The Biblioteca comunale Luciano Benincasa (the "Luciano Benincasa Municipal Library") is located in Ancona, Italy, in the Palazzo Mengoni-Ferretti, at the central Piazza del Plebiscito (Plebiscite Square).

== History ==

The library was established by bequest of Luciano Benincasa in 1669, whose will states that his private collection is to be made accessible to public use. In 1749, Eleonora Vincenzi gave the library to the municipality of Ancona, and it was moved from the palace of the Benincasa family to the Palace of the Elders. After 1800, the provincial archive was established in Ancona. In 1861, because of French rule over the city, the religious orders were suppressed, and their book collections were transferred to the municipal library; as a result the library collections significantly increased. In 1883 the library was moved to Carlo Rinaldini High School–Gymnasium.
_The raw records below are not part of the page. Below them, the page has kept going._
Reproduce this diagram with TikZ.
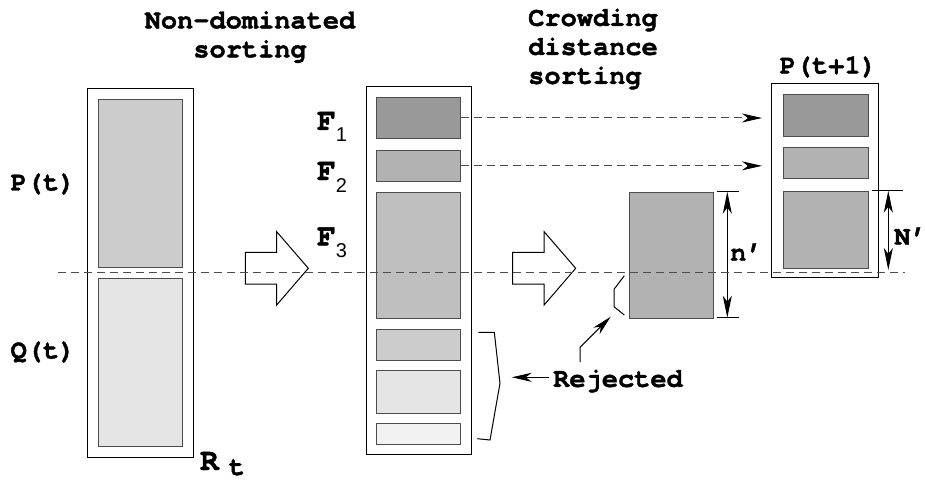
\documentclass[tikz,border=0pt]{standalone}
\usepackage{fontspec}
\setmonofont{TeX Gyre Cursor}[BoldFeatures={FakeBold=1.5}]
\setsansfont{Liberation Sans}
\usetikzlibrary{arrows.meta, positioning}
\tikzset{
  pool/.style={rectangle, draw=black, line width=1pt, inner sep=0, anchor=north west},
  front/.style={rectangle, draw=black!70, line width=1pt, inner sep=0, anchor=north west},
  caption/.style={font=\fontsize{27}{29}\selectfont\ttfamily\bfseries, inner sep=0},
  big/.style={font=\fontsize{31}{31}\selectfont\ttfamily\bfseries, inner sep=0, anchor=base west},
  fat/.style={draw=black, line width=1pt, line join=miter},
  cut/.style={draw=black!70, line width=1pt, dash pattern=on 8pt off 5pt},
  flow/.style={draw=black!70, line width=1pt, dash pattern=on 8pt off 5pt, -{Stealth[length=20pt,width=9pt,inset=6pt,black]}},
  dim/.style={line width=1pt, {Stealth[length=22pt,width=9pt,inset=6pt]}-{Stealth[length=22pt,width=9pt,inset=6pt]}},
  tip/.style={line width=1pt, -{Stealth[length=20pt,width=9pt,inset=6pt]}}
}
\newcommand{\sub}[1]{\raisebox{-12pt}{\sffamily\mdseries\fontsize{20}{20}\selectfont #1}}

\begin{document}
\begin{tikzpicture}[x=1pt, y=-1pt]
  \useasboundingbox (0,0) rectangle (925,481);

  % titles
  \node[caption, align=center](nds) at (250,37){Non-dominated\\sorting};
  \node[caption, align=left, anchor=west](cds) at (528,49){Crowding\\distance\\sorting};

  % R_t = P(t) + Q(t)
  \node[pool, minimum width=105.4pt, minimum height=368.4pt](Rt) at (87.3,88.3){};
  \node[front, fill=black!20, minimum width=84.6pt, minimum height=168.6pt](Pt) at (97.7,98.7){};
  \node[front, fill=black!10, minimum width=84.6pt, minimum height=168.3pt](Qt) at (97.7,277.7){};
  \node[caption](lPt) at (43,184){P(t)};
  \node[caption](lQt) at (43,352){Q(t)};
  \node[big](lRt) at (200,470){R\hspace{10pt}\raisebox{-5pt}{\fontsize{27}{27}\selectfont t}};

  \draw[fat] (245.3,252.3) -- (276.7,252.3) -- (276.7,231.7) -- (308.3,268.3)
    -- (276.7,305) -- (276.7,284) -- (245.3,284) -- cycle;

  % fronts
  \node[pool, minimum width=105pt, minimum height=368pt](Fr) at (365.7,86.3){};
  \node[front, fill=black!40, minimum width=84.3pt, minimum height=41.6pt](F1) at (376,96.7){};
  \node[front, fill=black!30, minimum width=84.3pt, minimum height=31.3pt](F2) at (376,149.7){};
  \node[front, fill=black!25, minimum width=84.3pt, minimum height=126pt](F3) at (376,191.7){};
  \node[front, fill=black!20, minimum width=84.3pt, minimum height=31.3pt](F4) at (376,328.7){};
  \node[front, fill=black!10, minimum width=84.3pt, minimum height=42.4pt](F5) at (376,370.3){};
  \node[front, fill=black!5, minimum width=84.3pt, minimum height=21pt](F6) at (376,423.3){};
  \node[big](lF1) at (317,130){F\sub{1}};
  \node[big](lF2) at (317,180){F\sub{2}};
  \node[big](lF3) at (317,245.5){F\sub{3}};

  \draw[fat] (512.7,252.3) -- (544.1,252.3) -- (544.1,231.7) -- (575.7,268.3)
    -- (544.1,305) -- (544.1,284) -- (512.7,284) -- cycle;

  % front 3 sorted by crowding distance
  \node[front, fill=black!30, minimum width=84.3pt, minimum height=126pt](F3s) at (629,191.7){};
  \draw[line width=1pt] (716.7,191.7) -- (739,191.7);
  \draw[line width=1pt] (716.7,317.7) -- (739,317.7);
  \draw[dim] (727.3,191.7) -- (727.3,317.7);
  \node[caption, anchor=west](ln) at (730,252){n’};

  % P(t+1)
  \node[pool, minimum width=107.3pt, minimum height=194pt](Pn) at (771,83.3){};
  \node[front, fill=black!40, minimum width=84.4pt, minimum height=42pt](N1) at (783.3,94.3){};
  \node[front, fill=black!30, minimum width=84.4pt, minimum height=31.6pt](N2) at (783.3,146.7){};
  \node[front, fill=black!30, minimum width=84.4pt, minimum height=76.7pt](N3) at (783.3,191){};
  \node[caption](lPn) at (828.3,67){P(t+1)};
  \draw[line width=1pt] (871.7,190.7) -- (903.3,190.7);
  \draw[dim] (888.3,190.7) -- (888.3,270);
  \node[caption, anchor=west](lN) at (894,236){N’};

  \draw[flow, shorten >=9pt] (F1.east) -- (F1.east -| Pn.west);
  \draw[flow, shorten >=9pt] (F2.east) -- (F2.east -| Pn.west);

  % rejected
  \node[caption](rej) at (618,381){Rejected};
  \draw[line width=1pt] (478.3,332.3) -- (494.3,332.3) -- (500,383.3) -- (490,440) -- (477.3,438.7);
  \draw[line width=1pt] (624.3,275.7) -- (614,289.3) -- (614,306.7) -- (624.3,315);
  \coordinate (rejUp) at (580,362);
  \draw[tip] (rejUp) -- (580,347.3) -- (610.7,316.7);
  \draw[tip] (rej.west) ++(-4,-3.7) -- (511.7,377.3);

  % cut line
  \draw[cut] (58,272.3) -- (905,272.3);
\end{tikzpicture}
\end{document}
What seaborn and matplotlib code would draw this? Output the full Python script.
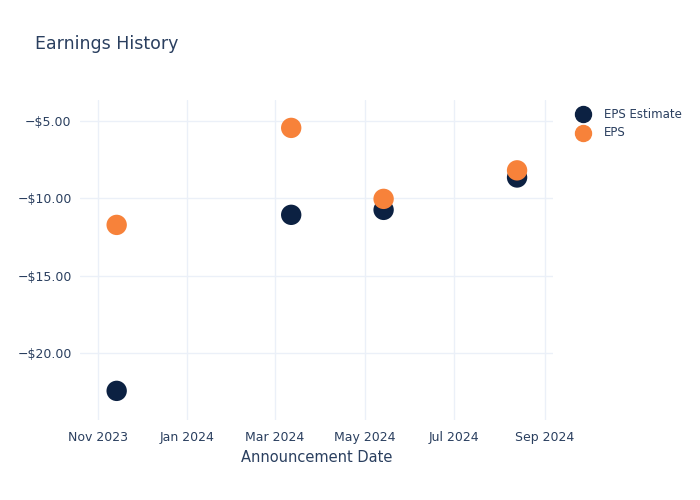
import matplotlib
matplotlib.use("Agg")
import matplotlib.pyplot as plt
import matplotlib.dates as mdates
from matplotlib.ticker import FuncFormatter
import seaborn as sns
import pandas as pd

dates = ["2023-11-14", "2024-03-12", "2024-05-14", "2024-08-13"]
eps_estimate = [-22.42, -11.06, -10.74, -8.65]
eps_actual = [-11.71, -5.45, -10.03, -8.19]
series_names = ["EPS Estimate", "EPS"]
colors = ["#0c2142", "#f7823a"]
x_ticks = ["2023-11-01", "2024-01-01", "2024-03-01", "2024-05-01", "2024-07-01", "2024-09-01"]
y_ticks = [-5, -10, -15, -20]

df = pd.DataFrame({
    "date": pd.to_datetime(dates * 2),
    "value": eps_estimate + eps_actual,
    "series": [series_names[0]] * len(dates) + [series_names[1]] * len(dates),
})

sns.set_theme(style="white")
plt.rcParams["font.family"] = ["DejaVu Sans"]
text_color = "#2a3f5f"
grid_color = "#ebf0f8"

fig = plt.figure(figsize=(7, 5), dpi=100)
ax = fig.add_axes([80 / 700, 80 / 500, (553 - 80) / 700, (420 - 100) / 500])

sns.scatterplot(data=df, x="date", y="value", hue="series", hue_order=series_names,
                palette=colors, s=215, linewidth=0, ax=ax, legend=False, zorder=3)

ax.set_xlim(pd.Timestamp("2023-10-20"), pd.Timestamp("2024-09-06 12:00"))
ax.set_ylim(-24.3, -3.65)
ax.set_xticks(pd.to_datetime(x_ticks))
ax.xaxis.set_major_formatter(mdates.DateFormatter("%b %Y"))
ax.set_yticks(y_ticks)
ax.yaxis.set_major_formatter(FuncFormatter(lambda v, p: f"\u2212${abs(v):.2f}" if v < 0 else f"${v:.2f}"))
ax.grid(True, color=grid_color, linewidth=1, zorder=0)
ax.set_axisbelow(True)
for s in ax.spines.values():
    s.set_visible(False)
ax.tick_params(axis="both", length=0, colors=text_color, labelsize=9)
ax.tick_params(axis="x", pad=8)
ax.tick_params(axis="y", pad=6)
ax.set_xlabel("Announcement Date", color=text_color, fontsize=10.5, labelpad=4)
ax.set_ylabel("")

fig.text(35 / 700, 1 - 44 / 500, "Earnings History", color=text_color, fontsize=12.5,
         ha="left", va="center")

# legend
for i, (name, c) in enumerate(zip(series_names, colors)):
    y = 1 - (114 + 19 * i) / 500
    fig.add_artist(plt.Line2D([583 / 700], [y], marker="o", markersize=11.5, color=c,
                              linestyle="none", transform=fig.transFigure))
    fig.text(604 / 700, y, name, color=text_color, fontsize=8.5, ha="left", va="center")

fig.savefig("out.png", dpi=100)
In 1911 the historical archive was merged with that of the municipality, and in 1925 moved again to the former convent of San Francesco delle Scale. During World War II, the convent of San Francesco was destroyed as a result of British bombing (1943/1944), and the historical collections – with their nineteenth-century inventories – suffered serious damage. After the war the city bought the Casa Mengoni-Ferretti, and in 1950 the library was reopened in the new premises. The historical archive, first merged in 1971, was moved from the State archives.

== Collection ==

In 2007 the library collection has approximately 145,000 prints. Among the older works are 343 manuscripts, 62 incunabula (from the 15th century) and 2600 printed books from the 16th century. The collection also includes a Fondo Musicale with 241 musical manuscripts of more than 50 composers (among them Luigi Boccherini, Arcangelo Corelli, Joseph Haydn). The majority of musical works date from the second half of the 18th century and include 62 manuscripts with compositions of Giuseppe Tartini, 16 manuscripts with compositions of Emanuele Nappi, plus 40 compositions dated to 1644.

The library holds also various audio books for the blind.